Brief: Write out the material again word for word, dropping any images it holds.

Raw data:
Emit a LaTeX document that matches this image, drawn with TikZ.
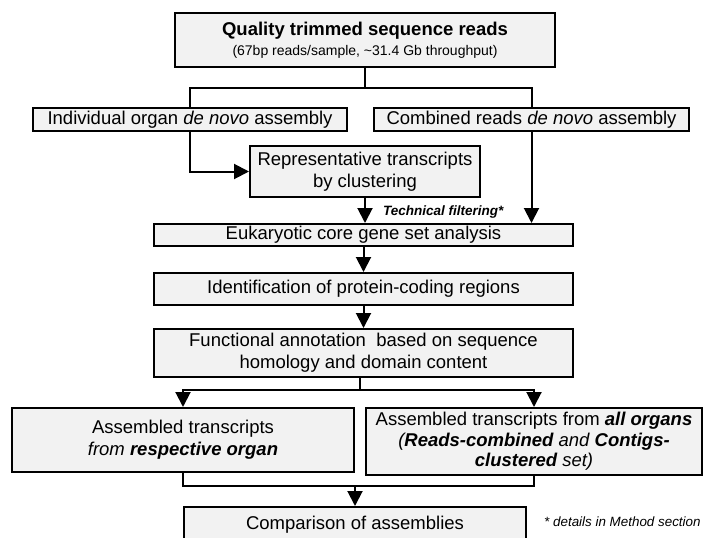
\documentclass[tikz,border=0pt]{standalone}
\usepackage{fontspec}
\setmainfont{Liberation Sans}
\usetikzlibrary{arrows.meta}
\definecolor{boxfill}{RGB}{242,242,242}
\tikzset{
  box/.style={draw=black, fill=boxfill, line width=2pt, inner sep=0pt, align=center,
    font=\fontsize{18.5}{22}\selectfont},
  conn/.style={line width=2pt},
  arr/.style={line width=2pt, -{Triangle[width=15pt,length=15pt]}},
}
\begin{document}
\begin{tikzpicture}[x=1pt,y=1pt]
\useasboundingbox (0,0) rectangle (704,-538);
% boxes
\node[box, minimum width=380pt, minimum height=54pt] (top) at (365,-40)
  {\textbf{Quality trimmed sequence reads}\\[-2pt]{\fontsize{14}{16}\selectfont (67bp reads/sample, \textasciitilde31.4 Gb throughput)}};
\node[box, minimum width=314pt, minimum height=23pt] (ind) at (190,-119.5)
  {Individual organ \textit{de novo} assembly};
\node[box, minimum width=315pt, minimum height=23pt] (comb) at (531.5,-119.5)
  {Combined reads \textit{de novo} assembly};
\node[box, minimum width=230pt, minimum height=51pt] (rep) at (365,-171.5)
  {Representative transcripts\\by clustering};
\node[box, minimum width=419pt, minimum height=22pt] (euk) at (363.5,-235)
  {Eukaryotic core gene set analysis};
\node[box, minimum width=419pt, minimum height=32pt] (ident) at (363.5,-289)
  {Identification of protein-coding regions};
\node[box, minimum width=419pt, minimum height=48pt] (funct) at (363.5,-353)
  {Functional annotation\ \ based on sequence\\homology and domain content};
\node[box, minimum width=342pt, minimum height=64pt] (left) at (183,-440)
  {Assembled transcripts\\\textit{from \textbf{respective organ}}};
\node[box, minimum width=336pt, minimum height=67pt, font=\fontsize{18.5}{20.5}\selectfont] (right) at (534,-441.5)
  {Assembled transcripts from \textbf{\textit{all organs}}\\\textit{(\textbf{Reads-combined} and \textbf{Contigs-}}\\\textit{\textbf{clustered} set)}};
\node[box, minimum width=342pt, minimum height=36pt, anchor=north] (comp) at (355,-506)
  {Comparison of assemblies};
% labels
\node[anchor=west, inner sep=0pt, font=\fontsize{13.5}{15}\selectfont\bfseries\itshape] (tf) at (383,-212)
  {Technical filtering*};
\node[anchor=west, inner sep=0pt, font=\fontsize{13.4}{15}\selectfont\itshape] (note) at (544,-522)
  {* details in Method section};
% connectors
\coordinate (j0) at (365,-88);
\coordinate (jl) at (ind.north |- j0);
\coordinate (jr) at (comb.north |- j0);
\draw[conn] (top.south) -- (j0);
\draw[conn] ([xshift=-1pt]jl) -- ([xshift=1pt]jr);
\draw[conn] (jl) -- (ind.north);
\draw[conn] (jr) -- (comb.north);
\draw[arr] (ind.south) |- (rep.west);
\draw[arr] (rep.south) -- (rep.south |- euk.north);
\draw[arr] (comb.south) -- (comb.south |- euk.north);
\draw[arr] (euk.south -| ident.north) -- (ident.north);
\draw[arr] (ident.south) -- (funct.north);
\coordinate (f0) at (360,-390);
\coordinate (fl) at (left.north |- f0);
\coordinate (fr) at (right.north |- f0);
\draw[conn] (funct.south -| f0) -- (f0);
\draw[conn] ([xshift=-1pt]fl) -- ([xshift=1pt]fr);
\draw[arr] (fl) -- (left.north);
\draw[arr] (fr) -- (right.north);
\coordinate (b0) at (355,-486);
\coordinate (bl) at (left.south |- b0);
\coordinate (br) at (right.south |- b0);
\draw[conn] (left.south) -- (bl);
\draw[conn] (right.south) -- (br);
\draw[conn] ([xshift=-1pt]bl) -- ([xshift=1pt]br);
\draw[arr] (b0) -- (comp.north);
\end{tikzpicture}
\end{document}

The solution:
Emit a LaTeX document that matches this image, drawn with TikZ.
\documentclass[tikz,border=0pt]{standalone}
\usepackage{fontspec}
\setmainfont{Liberation Sans}
\usetikzlibrary{arrows.meta}
\definecolor{boxfill}{RGB}{242,242,242}
\tikzset{
  box/.style={draw=black, fill=boxfill, line width=2pt, inner sep=0pt, align=center,
    font=\fontsize{18.5}{22}\selectfont},
  conn/.style={line width=2pt},
  arr/.style={line width=2pt, -{Triangle[width=15pt,length=15pt]}},
}
\begin{document}
\begin{tikzpicture}[x=1pt,y=1pt]
\useasboundingbox (0,0) rectangle (704,-538);
% boxes
\node[box, minimum width=380pt, minimum height=54pt] (top) at (365,-40)
  {\textbf{Quality trimmed sequence reads}\\[-2pt]{\fontsize{14}{16}\selectfont (67bp reads/sample, \textasciitilde31.4 Gb throughput)}};
\node[box, minimum width=314pt, minimum height=23pt] (ind) at (190,-119.5)
  {Individual organ \textit{de novo} assembly};
\node[box, minimum width=315pt, minimum height=23pt] (comb) at (531.5,-119.5)
  {Combined reads \textit{de novo} assembly};
\node[box, minimum width=230pt, minimum height=51pt] (rep) at (365,-171.5)
  {Representative transcripts\\by clustering};
\node[box, minimum width=419pt, minimum height=22pt] (euk) at (363.5,-235)
  {Eukaryotic core gene set analysis};
\node[box, minimum width=419pt, minimum height=32pt] (ident) at (363.5,-289)
  {Identification of protein-coding regions};
\node[box, minimum width=419pt, minimum height=48pt] (funct) at (363.5,-353)
  {Functional annotation\ \ based on sequence\\homology and domain content};
\node[box, minimum width=342pt, minimum height=64pt] (left) at (183,-440)
  {Assembled transcripts\\\textit{from \textbf{respective organ}}};
\node[box, minimum width=336pt, minimum height=67pt, font=\fontsize{18.5}{20.5}\selectfont] (right) at (534,-441.5)
  {Assembled transcripts from \textbf{\textit{all organs}}\\\textit{(\textbf{Reads-combined} and \textbf{Contigs-}}\\\textit{\textbf{clustered} set)}};
\node[box, minimum width=342pt, minimum height=36pt, anchor=north] (comp) at (355,-506)
  {Comparison of assemblies};
% labels
\node[anchor=west, inner sep=0pt, font=\fontsize{13.5}{15}\selectfont\bfseries\itshape] (tf) at (383,-212)
  {Technical filtering*};
\node[anchor=west, inner sep=0pt, font=\fontsize{13.4}{15}\selectfont\itshape] (note) at (544,-522)
  {* details in Method section};
% connectors
\coordinate (j0) at (365,-88);
\coordinate (jl) at (ind.north |- j0);
\coordinate (jr) at (comb.north |- j0);
\draw[conn] (top.south) -- (j0);
\draw[conn] ([xshift=-1pt]jl) -- ([xshift=1pt]jr);
\draw[conn] (jl) -- (ind.north);
\draw[conn] (jr) -- (comb.north);
\draw[arr] (ind.south) |- (rep.west);
\draw[arr] (rep.south) -- (rep.south |- euk.north);
\draw[arr] (comb.south) -- (comb.south |- euk.north);
\draw[arr] (euk.south -| ident.north) -- (ident.north);
\draw[arr] (ident.south) -- (funct.north);
\coordinate (f0) at (360,-390);
\coordinate (fl) at (left.north |- f0);
\coordinate (fr) at (right.north |- f0);
\draw[conn] (funct.south -| f0) -- (f0);
\draw[conn] ([xshift=-1pt]fl) -- ([xshift=1pt]fr);
\draw[arr] (fl) -- (left.north);
\draw[arr] (fr) -- (right.north);
\coordinate (b0) at (355,-486);
\coordinate (bl) at (left.south |- b0);
\coordinate (br) at (right.south |- b0);
\draw[conn] (left.south) -- (bl);
\draw[conn] (right.south) -- (br);
\draw[conn] ([xshift=-1pt]bl) -- ([xshift=1pt]br);
\draw[arr] (b0) -- (comp.north);
\end{tikzpicture}
\end{document}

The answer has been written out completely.